Noch extremer war das in jenen zwei Monaten in der Qualifikation, in denen ihn eine Gehirnerschütterung ausser Gefecht setzte. «Das ist die mühsamste Verletzung», sagt Marti. «Du siehst keinen Knochen, der heilt. Du weisst nicht, ob es drei Wochen oder Monate dauert. Alles ist zu laut, zu hell, zu nervig. Und kaum machst du irgendetwas, kommen die Kopfschmerzen.»
Selbst seine keine zwei Jahre alte Tochter habe gemerkt, dass mit Papa etwas nicht stimmte. «Ich war zwar plötzlich immer da, unternahm aber nichts, hatte eine kurze Zündschnur, wenn sie schrie. Da war Feuer im Dach . . .»
In Momenten wie damals oder wie nun während des Playoffs ist Marti seiner Ehefrau besonders dankbar: «Sie ist so verständnisvoll, auch wenn sie weiss, dass sie häufiger alleine ist als andere.»
Marti kennt den Grund fürs 0:3
Tempi passati, auf Martis Gesicht ist das Lachen des Finalisten zurückgekehrt. Heute wollen die Zürcher reagieren und in Spiel 4 den dritten Sieg einfahren. «Nach der Niederlage ging vielleicht etwas unter, dass wir in der Serie immer noch 2:1 führen», sagt er.

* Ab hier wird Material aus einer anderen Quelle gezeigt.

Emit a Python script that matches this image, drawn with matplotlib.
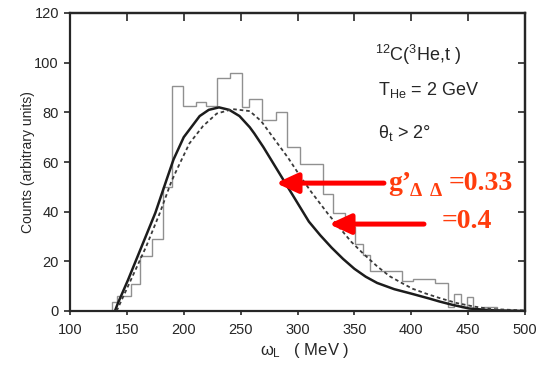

Und den Grund fürs 0:3 kenne er. Ein schönes Pässchen hier, ein Puck zwischen den Beinen da – bloss nichts Simples probieren. «Wir spielten so, als seien wir die ganz tollen Typen. Doch vielleicht», sinniert er, «war das nach vielen Siegen zuletzt auch ein wenig menschlich.»